### Written task:
Write out each line from the data below that includes the word "this".

Entries taken from a collection
==*==

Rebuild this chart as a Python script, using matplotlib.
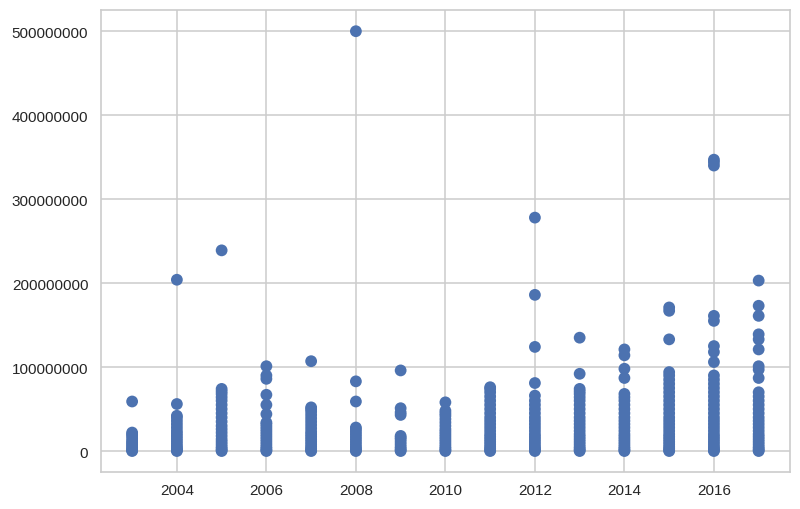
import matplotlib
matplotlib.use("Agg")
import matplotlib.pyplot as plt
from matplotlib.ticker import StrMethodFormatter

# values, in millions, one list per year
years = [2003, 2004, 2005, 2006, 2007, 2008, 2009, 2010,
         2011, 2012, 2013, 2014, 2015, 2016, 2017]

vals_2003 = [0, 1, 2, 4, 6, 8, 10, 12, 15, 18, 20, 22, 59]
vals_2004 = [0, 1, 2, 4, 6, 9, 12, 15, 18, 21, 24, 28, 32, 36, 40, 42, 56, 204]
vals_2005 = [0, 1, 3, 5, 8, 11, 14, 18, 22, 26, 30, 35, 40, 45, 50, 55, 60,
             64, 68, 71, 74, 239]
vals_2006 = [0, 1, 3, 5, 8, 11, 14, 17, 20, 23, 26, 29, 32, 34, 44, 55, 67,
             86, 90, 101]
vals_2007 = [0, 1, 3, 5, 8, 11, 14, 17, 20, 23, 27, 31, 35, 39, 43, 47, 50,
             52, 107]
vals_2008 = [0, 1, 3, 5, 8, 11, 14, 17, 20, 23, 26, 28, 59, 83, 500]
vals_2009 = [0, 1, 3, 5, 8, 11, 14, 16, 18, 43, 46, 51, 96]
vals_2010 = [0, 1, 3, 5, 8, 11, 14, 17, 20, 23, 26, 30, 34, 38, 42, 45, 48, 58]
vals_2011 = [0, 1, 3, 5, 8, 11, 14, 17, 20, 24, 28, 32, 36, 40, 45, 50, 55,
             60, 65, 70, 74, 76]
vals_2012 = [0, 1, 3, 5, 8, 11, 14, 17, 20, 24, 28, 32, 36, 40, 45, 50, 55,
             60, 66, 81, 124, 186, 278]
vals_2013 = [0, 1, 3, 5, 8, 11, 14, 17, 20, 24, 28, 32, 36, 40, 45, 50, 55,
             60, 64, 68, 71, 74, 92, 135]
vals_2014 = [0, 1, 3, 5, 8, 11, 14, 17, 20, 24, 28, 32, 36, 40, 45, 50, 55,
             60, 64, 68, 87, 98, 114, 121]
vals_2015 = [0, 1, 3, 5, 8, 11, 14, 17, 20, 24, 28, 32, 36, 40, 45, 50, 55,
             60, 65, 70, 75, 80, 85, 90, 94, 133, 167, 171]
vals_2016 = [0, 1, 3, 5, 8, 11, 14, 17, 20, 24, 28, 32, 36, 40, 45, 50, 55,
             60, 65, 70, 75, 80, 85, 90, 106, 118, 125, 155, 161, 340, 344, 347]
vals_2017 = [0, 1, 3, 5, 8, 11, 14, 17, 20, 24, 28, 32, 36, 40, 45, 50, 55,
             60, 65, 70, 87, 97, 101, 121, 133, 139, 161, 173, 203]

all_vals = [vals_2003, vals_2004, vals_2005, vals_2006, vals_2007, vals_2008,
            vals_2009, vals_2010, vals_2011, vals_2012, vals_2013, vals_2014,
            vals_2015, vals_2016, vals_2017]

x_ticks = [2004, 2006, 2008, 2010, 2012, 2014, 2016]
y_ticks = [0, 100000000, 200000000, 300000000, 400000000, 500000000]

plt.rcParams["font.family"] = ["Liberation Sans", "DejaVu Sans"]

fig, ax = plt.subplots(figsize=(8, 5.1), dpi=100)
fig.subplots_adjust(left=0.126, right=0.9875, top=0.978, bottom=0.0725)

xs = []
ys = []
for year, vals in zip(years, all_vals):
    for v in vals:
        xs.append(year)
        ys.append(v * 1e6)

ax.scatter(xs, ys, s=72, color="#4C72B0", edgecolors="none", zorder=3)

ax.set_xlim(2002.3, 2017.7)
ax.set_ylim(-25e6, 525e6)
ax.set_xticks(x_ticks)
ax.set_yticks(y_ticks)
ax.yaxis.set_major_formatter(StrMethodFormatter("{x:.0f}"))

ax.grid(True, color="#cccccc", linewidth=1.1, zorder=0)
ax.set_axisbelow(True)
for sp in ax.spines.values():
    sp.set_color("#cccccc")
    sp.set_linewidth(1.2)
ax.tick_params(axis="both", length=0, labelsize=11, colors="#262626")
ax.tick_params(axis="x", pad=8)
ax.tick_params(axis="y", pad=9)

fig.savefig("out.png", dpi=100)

==*==

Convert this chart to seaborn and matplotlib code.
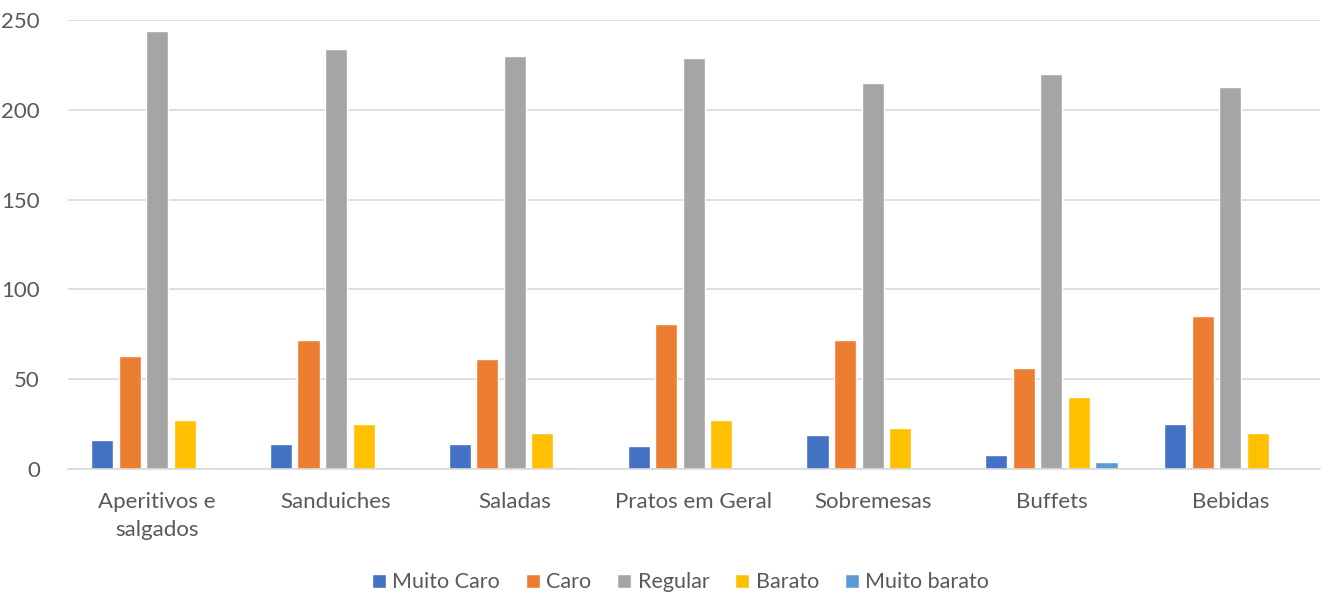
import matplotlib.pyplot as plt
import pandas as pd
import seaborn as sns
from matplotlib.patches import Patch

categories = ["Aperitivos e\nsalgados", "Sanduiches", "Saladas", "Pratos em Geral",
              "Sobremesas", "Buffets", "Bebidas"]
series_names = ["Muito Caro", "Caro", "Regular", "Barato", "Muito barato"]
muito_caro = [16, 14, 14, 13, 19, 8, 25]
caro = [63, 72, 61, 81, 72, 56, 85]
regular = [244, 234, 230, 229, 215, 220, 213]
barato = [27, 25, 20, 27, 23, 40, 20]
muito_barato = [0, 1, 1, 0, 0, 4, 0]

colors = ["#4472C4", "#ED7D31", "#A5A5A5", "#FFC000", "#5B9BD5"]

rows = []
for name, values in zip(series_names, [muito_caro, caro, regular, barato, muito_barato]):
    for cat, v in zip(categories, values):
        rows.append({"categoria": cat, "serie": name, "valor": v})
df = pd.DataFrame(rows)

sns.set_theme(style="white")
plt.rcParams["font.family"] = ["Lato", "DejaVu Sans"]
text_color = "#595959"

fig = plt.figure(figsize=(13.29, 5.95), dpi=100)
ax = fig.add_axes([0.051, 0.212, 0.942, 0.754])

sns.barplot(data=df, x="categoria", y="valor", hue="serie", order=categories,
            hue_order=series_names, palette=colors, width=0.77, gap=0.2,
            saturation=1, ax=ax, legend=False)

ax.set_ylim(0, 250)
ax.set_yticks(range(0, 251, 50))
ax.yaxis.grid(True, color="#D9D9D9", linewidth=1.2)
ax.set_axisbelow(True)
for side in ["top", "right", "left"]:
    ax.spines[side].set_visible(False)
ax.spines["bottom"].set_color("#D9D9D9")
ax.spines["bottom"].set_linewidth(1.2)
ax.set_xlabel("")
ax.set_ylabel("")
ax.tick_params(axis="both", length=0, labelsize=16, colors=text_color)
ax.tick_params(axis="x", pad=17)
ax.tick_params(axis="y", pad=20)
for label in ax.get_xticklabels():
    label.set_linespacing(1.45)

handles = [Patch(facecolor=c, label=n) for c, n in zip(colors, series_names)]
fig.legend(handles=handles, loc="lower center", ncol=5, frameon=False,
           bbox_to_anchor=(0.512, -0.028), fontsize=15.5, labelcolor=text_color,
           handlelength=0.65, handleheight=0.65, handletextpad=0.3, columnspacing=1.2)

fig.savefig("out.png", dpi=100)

==*==

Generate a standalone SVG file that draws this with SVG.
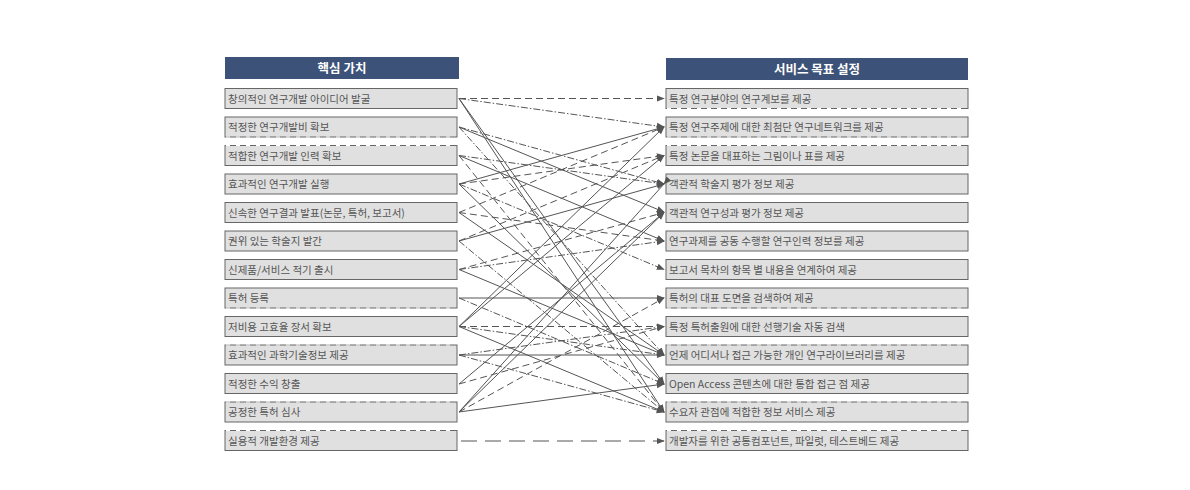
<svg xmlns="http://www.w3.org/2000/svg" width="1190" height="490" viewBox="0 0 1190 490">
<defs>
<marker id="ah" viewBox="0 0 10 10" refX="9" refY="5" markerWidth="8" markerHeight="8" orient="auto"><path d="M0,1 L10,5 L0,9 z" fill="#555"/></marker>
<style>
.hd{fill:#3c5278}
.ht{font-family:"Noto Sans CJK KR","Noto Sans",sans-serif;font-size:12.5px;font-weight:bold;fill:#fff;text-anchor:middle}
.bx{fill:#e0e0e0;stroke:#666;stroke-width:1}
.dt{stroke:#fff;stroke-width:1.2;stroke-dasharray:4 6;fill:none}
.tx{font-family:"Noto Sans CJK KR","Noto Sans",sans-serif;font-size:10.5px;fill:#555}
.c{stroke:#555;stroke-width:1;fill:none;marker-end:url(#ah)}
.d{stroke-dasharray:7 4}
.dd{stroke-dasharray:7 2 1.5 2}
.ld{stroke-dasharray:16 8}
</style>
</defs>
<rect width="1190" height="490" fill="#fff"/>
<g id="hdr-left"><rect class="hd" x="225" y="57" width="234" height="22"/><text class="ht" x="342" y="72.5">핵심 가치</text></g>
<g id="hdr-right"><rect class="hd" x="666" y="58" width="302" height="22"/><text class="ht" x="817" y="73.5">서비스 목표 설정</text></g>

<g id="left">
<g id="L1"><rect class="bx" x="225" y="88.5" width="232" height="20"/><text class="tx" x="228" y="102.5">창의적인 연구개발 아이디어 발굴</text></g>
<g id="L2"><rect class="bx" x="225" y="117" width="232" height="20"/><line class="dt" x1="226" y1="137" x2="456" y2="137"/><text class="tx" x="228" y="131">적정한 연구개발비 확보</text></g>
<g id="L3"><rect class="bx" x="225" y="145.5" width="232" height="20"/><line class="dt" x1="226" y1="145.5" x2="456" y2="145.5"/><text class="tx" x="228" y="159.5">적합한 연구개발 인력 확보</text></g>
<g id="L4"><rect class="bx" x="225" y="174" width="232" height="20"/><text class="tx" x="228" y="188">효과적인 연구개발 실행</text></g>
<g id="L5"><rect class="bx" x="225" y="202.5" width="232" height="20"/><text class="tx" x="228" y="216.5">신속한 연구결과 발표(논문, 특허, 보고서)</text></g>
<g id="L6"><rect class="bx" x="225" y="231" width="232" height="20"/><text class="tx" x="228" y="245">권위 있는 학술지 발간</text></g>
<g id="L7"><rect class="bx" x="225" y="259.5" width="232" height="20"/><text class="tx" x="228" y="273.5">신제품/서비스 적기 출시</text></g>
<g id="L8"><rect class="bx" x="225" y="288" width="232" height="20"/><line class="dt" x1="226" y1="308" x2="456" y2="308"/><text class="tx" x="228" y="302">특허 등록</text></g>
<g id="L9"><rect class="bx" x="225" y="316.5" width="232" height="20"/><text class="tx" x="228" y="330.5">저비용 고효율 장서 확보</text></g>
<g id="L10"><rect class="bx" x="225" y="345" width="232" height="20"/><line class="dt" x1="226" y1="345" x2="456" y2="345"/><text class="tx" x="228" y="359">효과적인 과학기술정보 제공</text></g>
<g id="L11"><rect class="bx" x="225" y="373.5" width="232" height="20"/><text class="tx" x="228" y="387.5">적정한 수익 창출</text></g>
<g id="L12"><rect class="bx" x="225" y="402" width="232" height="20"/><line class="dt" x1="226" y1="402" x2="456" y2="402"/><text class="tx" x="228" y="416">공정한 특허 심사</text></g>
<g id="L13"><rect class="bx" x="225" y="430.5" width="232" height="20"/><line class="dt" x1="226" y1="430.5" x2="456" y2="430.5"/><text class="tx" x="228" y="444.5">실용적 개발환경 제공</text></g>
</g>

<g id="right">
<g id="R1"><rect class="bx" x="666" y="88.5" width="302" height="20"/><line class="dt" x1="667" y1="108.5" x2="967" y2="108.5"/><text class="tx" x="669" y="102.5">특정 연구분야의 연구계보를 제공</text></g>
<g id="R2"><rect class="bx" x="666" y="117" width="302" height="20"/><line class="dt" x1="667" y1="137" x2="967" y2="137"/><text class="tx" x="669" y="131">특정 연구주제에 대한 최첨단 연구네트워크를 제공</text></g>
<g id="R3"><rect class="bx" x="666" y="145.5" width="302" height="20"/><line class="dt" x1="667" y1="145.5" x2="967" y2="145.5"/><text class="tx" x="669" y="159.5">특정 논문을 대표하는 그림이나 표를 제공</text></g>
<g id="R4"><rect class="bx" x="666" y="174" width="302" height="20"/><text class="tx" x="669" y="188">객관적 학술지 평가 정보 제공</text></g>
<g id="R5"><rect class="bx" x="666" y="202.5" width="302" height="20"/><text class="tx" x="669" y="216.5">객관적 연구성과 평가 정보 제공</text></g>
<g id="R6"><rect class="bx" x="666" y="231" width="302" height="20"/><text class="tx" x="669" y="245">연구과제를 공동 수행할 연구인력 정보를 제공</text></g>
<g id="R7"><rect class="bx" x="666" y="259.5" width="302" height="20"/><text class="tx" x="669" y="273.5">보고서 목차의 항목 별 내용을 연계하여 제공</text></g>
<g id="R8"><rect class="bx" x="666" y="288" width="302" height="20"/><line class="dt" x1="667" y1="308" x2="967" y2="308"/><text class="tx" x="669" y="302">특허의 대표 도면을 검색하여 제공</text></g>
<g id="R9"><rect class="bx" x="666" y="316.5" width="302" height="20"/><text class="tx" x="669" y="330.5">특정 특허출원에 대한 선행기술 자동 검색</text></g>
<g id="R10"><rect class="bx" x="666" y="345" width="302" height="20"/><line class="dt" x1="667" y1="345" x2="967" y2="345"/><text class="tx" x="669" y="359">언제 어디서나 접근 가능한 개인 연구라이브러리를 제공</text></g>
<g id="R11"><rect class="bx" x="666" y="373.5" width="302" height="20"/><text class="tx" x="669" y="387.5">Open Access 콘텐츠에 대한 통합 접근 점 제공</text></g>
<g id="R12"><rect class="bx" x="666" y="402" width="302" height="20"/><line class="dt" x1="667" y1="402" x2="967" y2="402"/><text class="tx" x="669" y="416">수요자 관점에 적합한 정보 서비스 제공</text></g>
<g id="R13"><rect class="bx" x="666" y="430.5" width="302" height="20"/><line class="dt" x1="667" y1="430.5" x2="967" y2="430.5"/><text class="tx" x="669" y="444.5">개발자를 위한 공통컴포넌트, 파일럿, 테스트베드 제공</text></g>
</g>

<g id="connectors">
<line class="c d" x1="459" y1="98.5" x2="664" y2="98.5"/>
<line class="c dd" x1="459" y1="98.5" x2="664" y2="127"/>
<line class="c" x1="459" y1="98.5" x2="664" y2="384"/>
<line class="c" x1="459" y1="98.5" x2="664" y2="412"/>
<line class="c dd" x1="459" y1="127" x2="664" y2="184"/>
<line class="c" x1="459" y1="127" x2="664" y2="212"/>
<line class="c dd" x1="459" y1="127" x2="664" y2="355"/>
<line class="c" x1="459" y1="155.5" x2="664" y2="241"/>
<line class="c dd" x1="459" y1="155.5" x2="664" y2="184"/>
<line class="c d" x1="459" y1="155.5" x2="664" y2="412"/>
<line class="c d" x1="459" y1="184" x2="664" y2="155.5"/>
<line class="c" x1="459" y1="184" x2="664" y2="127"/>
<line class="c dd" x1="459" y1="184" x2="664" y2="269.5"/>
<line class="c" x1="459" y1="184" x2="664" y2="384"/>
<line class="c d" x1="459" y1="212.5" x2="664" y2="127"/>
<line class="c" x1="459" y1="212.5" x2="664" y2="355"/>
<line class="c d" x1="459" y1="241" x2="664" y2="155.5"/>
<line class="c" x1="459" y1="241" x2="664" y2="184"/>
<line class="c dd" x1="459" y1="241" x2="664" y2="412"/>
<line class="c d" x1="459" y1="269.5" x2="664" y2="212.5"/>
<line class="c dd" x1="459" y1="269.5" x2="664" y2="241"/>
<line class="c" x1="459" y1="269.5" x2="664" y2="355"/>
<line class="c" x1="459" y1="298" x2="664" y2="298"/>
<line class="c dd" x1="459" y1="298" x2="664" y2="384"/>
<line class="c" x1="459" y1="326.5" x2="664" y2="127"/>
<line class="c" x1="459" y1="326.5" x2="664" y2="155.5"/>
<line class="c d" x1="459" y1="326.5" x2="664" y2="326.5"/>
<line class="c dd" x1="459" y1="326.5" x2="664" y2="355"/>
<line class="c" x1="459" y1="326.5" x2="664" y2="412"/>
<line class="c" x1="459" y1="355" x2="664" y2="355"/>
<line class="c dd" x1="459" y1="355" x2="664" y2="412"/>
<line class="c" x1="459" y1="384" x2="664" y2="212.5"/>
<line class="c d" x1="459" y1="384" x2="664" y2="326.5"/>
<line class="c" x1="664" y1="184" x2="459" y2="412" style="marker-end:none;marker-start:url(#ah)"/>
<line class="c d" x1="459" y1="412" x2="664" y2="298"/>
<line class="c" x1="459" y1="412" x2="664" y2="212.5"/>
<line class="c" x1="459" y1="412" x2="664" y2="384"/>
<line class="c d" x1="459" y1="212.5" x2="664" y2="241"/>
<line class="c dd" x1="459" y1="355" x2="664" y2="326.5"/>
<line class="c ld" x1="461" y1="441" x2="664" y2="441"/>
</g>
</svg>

==*==

### Answer to the problem:
Rebuild this chart as a Python script, using matplotlib.
Convert this chart to seaborn and matplotlib code.
Generate a standalone SVG file that draws this with SVG.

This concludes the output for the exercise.